Nach der Übergabe des Gutachtens hat Bischof Ivo Muser folgendes gesagt:
Jeder Fall ist einer zu viel. Viel zu viel. Heute wurde das unabhängige Gutachten vorgestellt, das sich mit Missbrauchsfällen in unserer Diözese befasst. Ich habe die Anwälte beauftragt, unsere Archive zu sichten, und danke ihnen für ihre Arbeit. Dieses Gutachten ist ein wichtiger und notwendiger Schritt im Rahmen unseres Projekts ‚Mut zum Hinsehen‘.
Ich habe in den vergangenen Jahren durch die Ombudsstelle und persönliche Gespräche von Betroffenen erfahren, wie tiefgreifend sexueller Missbrauch verletzt und zerstört.
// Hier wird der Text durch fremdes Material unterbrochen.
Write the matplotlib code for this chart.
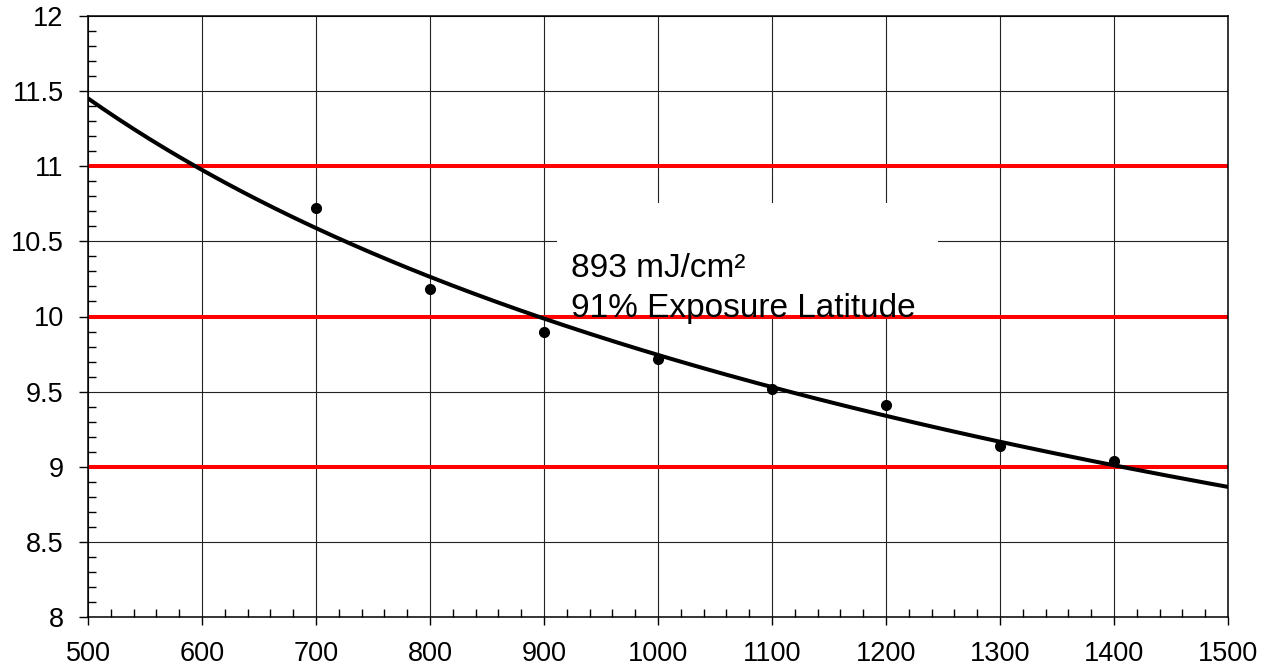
import numpy as np
import matplotlib
matplotlib.use("Agg")
import matplotlib.pyplot as plt
from matplotlib.ticker import MultipleLocator, FuncFormatter
from matplotlib.patches import Rectangle

plt.rcParams['font.family'] = ['Liberation Sans', 'DejaVu Sans']

# data
dose = [700, 800, 900, 1000, 1100, 1200, 1300, 1400]
cd = [10.72, 10.18, 9.90, 9.72, 9.52, 9.41, 9.14, 9.04]
spec_lines = [9, 10, 11]
label_line1 = "893 mJ/cm\u00b2"
label_line2 = "91% Exposure Latitude"

fig = plt.figure(figsize=(12.68, 6.66), dpi=100)
ax = fig.add_axes([88/1268, 49/666, 1140/1268, 601/666])

ax.set_xlim(500, 1500)
ax.set_ylim(8, 12)

# power-law trendline fitted to the data
b, ln_a = np.polyfit(np.log(dose), np.log(cd), 1)
xs = np.linspace(500, 1500, 300)
ys = np.exp(ln_a) * xs ** b

ax.grid(True, which='major', color='#222222', linewidth=0.8, zorder=0)
ax.set_axisbelow(True)

# white label box covering the grid
ax.add_patch(Rectangle((911, 10.0), 335, 0.755, facecolor='white',
                       edgecolor='none', zorder=1))

for v in spec_lines:
    ax.axhline(v, color='#ff0000', linewidth=2.9, zorder=2)

ax.plot(xs, ys, color='black', linewidth=2.9, zorder=3, solid_capstyle='butt')
ax.plot(dose, cd, 'o', color='black', markersize=7, zorder=4)

ax.text(924, 10.263, label_line1, fontsize=24, va='baseline', ha='left', zorder=5)
ax.text(924, 10.0, label_line2, fontsize=24, va='baseline', ha='left', zorder=5)

ax.xaxis.set_major_locator(MultipleLocator(100))
ax.xaxis.set_minor_locator(MultipleLocator(20))
ax.yaxis.set_major_locator(MultipleLocator(0.5))
ax.yaxis.set_minor_locator(MultipleLocator(0.1))
ax.yaxis.set_major_formatter(FuncFormatter(lambda v, p: f"{v:g}"))

ax.tick_params(axis='both', which='major', direction='out', labelsize=19.5,
               color='black', width=1)
ax.tick_params(axis='x', which='major', length=6, pad=11)
ax.tick_params(axis='y', which='major', length=6.5, pad=11)
ax.tick_params(axis='both', which='minor', direction='in', length=5.5, width=1,
               color='black')

for s in ax.spines.values():
    s.set_color('black')
    s.set_linewidth(1.1)

fig.savefig('out.png', dpi=100)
Ich denke an die vielen Menschen, die Opfer von sexuellem Missbrauch durch Priester oder andere kirchliche Mitarbeitende wurden. Ihr Leid ist beschämend und fordert uns heraus, hinzusehen. Ich stelle mich bewusst auf ihre Seite. Der heilige Paulus schreibt: ‚Wenn ein Glied leidet, leidet der ganze Körper.‘ Diese Worte treffen auf unsere Kirche und unsere Diözese zu.
Als Bischof dieser Diözese trage ich Verantwortung. Das Gutachten zeigt auf, dass sexueller Missbrauch immer auch ein Missbrauch von Macht ist. Macht wurde auf Kosten der Betroffenen missbraucht. Das ist ein belastender, aber notwendiger Blick auf die Realität.
Auch ich habe den unabhängigen Bericht heute zum ersten Mal gesehen und werde mich in den kommenden Tagen intensiv mit den Ergebnissen auseinandersetzen. Am Freitag, 24. Jänner, werde ich dazu ausführlich Stellung nehmen.
Heute danke ich den Betroffenen und allen, die durch ihren Mut dazu beigetragen haben, dass dieses Gutachten möglich wurde. Es braucht Mut, hinzusehen – zurück in die Vergangenheit, aber auch in die Gegenwart und in die Zukunft. Denn wir wollen, dass die Kirche ein sicherer Ort ist – besonders für Kinder, Jugendliche und verletzliche Personen.